How We Monitor LOW’s Risk Profile
- 31 analysts
- three credit rating agencies
- 34 experts who collectively know this business better than anyone other than management
- and the bond market for real-time fundamental risk updates
When the facts change, I change my mind. What do you do, sir? – John Maynard Keynes
There are no sacred cows at iREIT or Dividend Kings. Wherever the fundamentals lead, we always follow. That’s the essence of disciplined financial science, the math behind retiring rich and staying rich in retirement.
Bottom Line: Buy Lowe’s Today For A Potentially Rich Retirement Tomorrow
Let me be clear: I’m NOT calling the bottom in LOW (I’m not a market-timer).
Sleep Well At Night doesn’t mean “can’t fall hard in a bear market.”
Fundamentals are all that determine safety and quality, and my recommendations.
- over 30+ years, 97% of stock returns are a function of pure fundamentals, not luck
- in the short term; luck is 25X as powerful as fundamentals
- in the long term, fundamentals are 33X as powerful as luck
While I can’t predict the market in the short term, here’s what I can tell you about LOW.
- One of the highest quality, safest, and most dependable dividend blue-chips on earth.
- 2.2% very safe yield, growing at 16% to 20% CAGR over time
- 22.3% CAGR long-term total return consensus, better than the Nasdaq, aristocrats, S&P 500, and SCHD.

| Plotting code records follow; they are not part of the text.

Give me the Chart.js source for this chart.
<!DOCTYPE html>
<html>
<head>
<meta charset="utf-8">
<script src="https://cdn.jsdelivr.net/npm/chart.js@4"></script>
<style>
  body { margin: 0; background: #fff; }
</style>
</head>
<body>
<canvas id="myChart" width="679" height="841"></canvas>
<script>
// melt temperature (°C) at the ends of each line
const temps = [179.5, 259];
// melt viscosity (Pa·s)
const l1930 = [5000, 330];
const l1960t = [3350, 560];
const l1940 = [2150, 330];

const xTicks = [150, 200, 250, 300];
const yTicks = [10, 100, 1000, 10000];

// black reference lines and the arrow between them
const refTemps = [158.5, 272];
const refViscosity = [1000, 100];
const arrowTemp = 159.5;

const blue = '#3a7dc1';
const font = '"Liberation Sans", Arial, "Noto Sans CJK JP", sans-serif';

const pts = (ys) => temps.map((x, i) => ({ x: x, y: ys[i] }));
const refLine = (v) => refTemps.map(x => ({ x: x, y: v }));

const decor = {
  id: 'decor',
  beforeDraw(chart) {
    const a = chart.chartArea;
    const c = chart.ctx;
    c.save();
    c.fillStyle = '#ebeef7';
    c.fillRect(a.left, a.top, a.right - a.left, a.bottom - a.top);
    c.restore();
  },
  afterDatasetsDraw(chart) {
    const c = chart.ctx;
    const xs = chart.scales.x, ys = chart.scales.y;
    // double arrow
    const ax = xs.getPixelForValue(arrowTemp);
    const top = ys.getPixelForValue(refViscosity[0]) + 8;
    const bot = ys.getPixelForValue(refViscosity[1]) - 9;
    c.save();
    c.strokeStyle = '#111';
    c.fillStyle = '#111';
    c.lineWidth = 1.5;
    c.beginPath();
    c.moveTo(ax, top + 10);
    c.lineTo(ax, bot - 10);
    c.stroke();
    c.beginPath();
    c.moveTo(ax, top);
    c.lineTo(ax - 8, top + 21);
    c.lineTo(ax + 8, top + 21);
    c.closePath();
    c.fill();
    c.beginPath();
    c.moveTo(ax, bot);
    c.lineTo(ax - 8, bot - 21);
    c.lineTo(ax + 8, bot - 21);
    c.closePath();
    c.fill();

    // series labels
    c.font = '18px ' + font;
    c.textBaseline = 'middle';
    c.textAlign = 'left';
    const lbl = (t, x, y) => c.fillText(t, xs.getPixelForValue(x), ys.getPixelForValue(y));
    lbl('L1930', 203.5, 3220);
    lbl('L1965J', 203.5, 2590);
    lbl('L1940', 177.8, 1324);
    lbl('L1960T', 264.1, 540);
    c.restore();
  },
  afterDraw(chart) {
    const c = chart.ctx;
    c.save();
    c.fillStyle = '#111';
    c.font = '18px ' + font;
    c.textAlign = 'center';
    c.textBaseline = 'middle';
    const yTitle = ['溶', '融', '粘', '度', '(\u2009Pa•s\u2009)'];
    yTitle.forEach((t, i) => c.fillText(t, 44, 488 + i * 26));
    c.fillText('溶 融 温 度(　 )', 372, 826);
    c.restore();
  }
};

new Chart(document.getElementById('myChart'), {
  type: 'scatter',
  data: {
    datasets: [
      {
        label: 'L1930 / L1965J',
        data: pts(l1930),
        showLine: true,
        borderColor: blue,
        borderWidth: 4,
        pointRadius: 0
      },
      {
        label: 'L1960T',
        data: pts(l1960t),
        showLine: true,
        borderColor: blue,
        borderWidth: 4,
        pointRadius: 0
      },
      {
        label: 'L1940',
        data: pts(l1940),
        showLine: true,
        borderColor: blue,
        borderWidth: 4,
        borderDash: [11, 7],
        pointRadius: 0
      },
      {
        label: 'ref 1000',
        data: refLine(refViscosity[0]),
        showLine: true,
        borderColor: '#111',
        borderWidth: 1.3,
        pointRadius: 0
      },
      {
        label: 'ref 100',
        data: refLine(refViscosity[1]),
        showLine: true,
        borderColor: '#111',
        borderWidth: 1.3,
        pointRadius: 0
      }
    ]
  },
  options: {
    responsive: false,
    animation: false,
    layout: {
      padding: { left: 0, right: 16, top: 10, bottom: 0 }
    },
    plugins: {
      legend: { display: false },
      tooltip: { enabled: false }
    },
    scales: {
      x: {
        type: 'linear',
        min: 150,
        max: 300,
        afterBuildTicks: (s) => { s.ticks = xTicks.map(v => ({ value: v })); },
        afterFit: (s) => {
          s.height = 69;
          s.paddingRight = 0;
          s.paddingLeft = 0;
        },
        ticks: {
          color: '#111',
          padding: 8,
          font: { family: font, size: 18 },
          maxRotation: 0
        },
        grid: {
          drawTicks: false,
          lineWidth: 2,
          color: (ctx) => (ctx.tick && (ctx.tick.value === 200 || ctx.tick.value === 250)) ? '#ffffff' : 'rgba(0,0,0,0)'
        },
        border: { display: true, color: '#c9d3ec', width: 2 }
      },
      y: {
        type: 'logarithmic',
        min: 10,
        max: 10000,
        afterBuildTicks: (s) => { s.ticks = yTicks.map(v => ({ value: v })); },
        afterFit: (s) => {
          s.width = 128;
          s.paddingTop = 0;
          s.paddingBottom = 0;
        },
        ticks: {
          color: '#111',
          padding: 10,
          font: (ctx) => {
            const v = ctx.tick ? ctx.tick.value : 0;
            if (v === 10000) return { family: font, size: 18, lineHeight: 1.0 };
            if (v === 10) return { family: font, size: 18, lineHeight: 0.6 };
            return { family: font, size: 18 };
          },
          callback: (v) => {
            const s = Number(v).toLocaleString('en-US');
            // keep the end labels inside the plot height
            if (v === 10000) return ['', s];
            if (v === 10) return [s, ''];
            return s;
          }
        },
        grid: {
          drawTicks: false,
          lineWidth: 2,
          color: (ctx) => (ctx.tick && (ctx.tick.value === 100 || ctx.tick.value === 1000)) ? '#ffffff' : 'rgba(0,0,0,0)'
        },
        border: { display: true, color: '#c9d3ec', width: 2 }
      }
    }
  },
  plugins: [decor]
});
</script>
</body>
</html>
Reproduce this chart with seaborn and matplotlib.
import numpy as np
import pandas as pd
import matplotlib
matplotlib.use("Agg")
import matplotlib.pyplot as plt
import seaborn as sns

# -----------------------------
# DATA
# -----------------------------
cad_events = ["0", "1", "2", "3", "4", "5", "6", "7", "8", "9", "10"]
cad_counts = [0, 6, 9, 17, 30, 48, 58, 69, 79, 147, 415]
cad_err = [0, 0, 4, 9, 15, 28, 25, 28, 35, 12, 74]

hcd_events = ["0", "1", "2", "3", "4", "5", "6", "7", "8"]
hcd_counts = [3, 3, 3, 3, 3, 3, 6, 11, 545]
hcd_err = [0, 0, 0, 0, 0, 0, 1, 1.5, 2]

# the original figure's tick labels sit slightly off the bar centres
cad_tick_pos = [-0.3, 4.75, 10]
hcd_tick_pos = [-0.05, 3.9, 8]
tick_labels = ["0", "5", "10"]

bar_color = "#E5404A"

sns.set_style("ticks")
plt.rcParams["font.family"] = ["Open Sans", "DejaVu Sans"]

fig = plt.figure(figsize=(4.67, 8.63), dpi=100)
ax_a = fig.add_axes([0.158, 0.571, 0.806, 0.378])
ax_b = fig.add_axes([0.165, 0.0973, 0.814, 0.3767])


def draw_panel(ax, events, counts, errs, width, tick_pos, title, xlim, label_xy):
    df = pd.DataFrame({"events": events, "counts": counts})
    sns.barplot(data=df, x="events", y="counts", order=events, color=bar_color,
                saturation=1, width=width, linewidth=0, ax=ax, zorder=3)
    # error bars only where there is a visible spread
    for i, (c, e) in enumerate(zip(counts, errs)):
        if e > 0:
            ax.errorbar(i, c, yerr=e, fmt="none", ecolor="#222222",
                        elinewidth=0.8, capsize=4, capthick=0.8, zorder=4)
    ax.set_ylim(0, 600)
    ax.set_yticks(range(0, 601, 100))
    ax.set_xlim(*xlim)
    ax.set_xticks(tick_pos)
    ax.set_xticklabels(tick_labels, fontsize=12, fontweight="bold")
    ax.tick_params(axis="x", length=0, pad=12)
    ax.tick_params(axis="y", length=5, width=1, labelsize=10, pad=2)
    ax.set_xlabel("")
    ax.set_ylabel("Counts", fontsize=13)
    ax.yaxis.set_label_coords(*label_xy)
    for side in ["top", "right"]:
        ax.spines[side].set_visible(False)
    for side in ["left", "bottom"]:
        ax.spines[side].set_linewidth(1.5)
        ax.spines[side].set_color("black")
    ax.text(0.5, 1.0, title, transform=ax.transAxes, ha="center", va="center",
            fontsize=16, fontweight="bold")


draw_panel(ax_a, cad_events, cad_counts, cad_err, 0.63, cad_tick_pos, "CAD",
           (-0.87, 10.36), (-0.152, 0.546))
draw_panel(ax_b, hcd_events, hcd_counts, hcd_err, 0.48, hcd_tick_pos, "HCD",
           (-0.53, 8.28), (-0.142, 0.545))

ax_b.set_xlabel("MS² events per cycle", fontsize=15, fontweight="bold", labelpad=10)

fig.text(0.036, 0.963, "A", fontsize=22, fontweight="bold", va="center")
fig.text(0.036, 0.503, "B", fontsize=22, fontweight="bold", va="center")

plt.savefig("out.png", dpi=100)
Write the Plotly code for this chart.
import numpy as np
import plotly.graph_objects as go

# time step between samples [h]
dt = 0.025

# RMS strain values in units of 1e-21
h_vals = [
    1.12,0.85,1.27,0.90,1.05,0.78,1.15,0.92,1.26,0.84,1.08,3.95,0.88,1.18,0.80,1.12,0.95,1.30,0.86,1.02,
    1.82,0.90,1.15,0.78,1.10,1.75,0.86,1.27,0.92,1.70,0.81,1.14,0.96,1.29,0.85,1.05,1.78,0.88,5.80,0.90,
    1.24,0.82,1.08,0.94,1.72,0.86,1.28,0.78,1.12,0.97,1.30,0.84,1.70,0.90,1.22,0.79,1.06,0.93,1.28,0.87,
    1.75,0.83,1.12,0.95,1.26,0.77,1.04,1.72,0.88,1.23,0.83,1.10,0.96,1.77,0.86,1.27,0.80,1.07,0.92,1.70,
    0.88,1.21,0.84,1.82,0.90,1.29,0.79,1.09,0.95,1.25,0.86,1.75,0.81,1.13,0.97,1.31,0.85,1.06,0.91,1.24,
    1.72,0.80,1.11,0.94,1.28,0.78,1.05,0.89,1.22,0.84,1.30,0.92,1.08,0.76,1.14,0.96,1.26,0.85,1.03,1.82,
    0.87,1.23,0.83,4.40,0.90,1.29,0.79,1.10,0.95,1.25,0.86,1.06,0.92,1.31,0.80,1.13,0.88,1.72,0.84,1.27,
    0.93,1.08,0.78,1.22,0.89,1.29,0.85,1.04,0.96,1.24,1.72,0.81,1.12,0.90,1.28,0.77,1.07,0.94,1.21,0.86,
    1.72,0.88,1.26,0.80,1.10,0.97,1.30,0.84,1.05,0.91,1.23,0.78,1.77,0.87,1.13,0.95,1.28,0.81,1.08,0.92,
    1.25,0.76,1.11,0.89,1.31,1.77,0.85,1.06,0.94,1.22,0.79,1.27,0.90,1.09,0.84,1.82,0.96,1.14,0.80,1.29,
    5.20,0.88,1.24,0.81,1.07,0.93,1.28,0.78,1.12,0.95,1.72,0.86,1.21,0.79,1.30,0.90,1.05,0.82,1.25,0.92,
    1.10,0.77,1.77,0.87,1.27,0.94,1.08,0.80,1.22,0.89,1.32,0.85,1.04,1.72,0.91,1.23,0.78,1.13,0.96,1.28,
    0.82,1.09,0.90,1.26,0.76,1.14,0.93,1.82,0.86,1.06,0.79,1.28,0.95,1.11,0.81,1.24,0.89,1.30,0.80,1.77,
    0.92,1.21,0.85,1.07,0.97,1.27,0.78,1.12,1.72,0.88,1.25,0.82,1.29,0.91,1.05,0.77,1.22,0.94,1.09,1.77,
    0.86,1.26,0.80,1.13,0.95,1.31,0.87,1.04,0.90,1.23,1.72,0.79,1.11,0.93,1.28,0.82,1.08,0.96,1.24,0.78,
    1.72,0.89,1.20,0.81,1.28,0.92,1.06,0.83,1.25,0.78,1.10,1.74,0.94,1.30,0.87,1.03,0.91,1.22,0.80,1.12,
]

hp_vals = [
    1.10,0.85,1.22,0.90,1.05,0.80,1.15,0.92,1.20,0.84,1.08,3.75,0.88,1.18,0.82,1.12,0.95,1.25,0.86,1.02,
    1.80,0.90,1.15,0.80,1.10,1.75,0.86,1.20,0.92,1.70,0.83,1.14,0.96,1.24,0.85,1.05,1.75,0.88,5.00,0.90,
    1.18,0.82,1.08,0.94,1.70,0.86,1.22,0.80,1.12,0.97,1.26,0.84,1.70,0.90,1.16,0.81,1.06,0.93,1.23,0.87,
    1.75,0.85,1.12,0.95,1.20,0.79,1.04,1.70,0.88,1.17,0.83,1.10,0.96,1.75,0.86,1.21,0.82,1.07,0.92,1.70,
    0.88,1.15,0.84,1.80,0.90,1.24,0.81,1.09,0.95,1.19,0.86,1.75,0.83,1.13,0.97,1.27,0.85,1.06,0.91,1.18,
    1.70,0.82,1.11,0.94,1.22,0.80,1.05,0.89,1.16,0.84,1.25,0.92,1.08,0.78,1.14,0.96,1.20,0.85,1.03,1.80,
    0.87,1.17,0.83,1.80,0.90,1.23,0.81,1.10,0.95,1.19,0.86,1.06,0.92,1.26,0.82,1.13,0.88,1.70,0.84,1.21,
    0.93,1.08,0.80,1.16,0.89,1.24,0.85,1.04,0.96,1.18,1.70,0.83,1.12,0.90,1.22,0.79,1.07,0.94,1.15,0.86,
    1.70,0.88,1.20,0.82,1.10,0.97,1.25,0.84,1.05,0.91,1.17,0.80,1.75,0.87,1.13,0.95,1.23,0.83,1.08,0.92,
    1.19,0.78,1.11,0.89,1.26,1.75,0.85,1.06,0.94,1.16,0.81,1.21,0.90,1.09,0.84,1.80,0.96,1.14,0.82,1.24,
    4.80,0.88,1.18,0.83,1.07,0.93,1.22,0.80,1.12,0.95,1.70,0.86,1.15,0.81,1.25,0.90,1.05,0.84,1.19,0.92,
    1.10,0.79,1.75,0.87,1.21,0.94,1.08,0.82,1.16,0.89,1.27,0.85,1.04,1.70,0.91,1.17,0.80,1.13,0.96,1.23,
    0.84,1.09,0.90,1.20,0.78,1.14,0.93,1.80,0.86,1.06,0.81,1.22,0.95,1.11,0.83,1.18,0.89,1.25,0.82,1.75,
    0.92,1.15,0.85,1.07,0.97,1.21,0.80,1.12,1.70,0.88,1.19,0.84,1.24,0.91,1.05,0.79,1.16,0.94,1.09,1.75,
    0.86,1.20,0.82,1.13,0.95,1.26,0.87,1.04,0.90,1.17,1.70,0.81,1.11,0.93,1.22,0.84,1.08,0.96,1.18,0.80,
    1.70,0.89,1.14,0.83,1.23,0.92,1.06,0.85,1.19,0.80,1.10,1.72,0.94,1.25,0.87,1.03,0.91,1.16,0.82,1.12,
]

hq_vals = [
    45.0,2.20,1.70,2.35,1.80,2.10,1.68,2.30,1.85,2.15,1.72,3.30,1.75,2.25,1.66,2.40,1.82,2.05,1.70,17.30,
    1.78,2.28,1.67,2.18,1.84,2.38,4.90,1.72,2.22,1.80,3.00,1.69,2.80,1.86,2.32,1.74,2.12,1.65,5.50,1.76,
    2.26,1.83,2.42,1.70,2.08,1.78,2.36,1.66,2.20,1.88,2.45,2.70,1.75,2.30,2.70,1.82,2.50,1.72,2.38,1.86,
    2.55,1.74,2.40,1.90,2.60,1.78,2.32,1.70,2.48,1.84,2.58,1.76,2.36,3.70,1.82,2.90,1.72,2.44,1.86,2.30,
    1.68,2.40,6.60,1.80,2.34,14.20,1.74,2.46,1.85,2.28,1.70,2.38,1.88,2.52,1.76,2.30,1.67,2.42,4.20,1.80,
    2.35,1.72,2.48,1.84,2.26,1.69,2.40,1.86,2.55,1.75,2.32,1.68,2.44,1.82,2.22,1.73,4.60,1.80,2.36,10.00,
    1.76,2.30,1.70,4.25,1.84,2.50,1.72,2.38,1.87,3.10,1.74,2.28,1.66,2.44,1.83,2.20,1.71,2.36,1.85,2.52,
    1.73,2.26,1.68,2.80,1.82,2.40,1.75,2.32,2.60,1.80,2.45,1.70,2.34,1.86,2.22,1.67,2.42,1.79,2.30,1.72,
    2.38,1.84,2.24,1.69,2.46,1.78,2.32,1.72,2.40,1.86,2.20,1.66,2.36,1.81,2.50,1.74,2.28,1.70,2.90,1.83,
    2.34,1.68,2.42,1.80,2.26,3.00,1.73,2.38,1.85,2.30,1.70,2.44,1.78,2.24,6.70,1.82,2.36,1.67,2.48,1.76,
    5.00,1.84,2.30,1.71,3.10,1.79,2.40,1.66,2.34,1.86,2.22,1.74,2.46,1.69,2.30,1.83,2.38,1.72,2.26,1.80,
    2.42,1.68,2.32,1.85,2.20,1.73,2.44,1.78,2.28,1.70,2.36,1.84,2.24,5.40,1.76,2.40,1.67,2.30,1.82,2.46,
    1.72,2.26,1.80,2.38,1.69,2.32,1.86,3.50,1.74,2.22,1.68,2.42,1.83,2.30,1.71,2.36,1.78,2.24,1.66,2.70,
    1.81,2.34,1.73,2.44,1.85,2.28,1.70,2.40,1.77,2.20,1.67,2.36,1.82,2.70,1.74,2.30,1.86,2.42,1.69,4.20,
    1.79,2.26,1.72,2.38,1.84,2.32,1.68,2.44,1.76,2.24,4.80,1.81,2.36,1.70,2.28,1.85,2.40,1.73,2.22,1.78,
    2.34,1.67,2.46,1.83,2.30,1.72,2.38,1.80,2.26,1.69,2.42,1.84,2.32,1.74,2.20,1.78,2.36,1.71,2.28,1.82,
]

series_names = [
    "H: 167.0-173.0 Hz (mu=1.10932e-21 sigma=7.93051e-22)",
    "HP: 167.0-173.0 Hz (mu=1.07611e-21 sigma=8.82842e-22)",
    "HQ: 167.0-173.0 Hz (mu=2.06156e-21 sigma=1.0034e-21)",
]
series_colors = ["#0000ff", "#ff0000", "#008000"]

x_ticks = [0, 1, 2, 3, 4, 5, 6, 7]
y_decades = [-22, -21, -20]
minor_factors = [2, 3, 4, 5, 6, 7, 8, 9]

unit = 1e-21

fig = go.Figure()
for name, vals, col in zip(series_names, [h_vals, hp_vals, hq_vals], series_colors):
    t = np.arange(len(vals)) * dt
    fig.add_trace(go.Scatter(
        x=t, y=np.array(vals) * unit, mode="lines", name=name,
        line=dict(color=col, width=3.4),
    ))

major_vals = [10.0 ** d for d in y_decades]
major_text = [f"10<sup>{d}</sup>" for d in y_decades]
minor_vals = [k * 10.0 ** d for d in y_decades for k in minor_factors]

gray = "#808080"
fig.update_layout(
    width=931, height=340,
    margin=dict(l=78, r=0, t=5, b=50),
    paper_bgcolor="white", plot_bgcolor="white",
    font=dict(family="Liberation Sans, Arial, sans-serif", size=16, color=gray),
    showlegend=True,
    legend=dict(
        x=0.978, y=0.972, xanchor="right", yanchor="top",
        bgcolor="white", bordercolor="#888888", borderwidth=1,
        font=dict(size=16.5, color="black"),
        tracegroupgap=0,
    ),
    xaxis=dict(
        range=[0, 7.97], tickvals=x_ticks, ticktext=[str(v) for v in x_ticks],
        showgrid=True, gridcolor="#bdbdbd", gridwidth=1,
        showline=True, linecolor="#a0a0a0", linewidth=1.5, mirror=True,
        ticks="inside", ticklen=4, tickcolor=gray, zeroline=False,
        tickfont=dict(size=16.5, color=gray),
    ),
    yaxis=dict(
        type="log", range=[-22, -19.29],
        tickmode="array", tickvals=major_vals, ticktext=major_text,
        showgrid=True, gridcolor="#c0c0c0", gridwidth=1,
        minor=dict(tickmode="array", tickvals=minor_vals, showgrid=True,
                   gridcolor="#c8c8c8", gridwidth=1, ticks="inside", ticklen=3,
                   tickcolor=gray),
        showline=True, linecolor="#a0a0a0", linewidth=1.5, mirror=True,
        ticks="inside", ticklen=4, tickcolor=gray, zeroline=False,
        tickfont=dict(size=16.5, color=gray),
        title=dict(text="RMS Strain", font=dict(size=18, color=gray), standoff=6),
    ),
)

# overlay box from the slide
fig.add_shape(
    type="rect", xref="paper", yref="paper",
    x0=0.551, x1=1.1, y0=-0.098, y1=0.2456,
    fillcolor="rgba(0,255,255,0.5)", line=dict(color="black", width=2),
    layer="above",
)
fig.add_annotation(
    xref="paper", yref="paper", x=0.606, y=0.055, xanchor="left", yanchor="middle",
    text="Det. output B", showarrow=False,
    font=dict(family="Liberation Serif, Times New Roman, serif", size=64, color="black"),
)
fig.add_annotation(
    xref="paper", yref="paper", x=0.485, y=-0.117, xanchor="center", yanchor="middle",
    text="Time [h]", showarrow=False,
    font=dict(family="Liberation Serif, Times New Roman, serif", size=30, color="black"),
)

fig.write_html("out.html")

- 32% historically undervalued, a potentially very strong buy
- 11.0X cash-adjusted PE (PEG 0.55)
- 214% consensus return potential over the next five years, 24% CAGR, about 3X more than the S&P 500
- 2X the risk-adjusted expected returns of the S&P 500 over the next five years
- about 2X better income potential over the next five years
If you want to profit from this bear market, it’s hard to go wrong with Lowe’s.
If you want to maximize the chances of retiring rich and staying rich in retirement, consider buying some Lowe’s today.
If you want to take charge of your financial destiny and make your own luck on Wall Street, buying LOW at 11X cash-adjusted earnings is a great place to start.
With its strong balance sheet, exceptional risk-management profile, and an impeccable track record of raising dividends through even the most extreme recessions and bear markets, LOW is truly an Ultra SWAN dividend aristocrat you can trust.
No matter what happens next with inflation, interest rates, the economy or the stock market.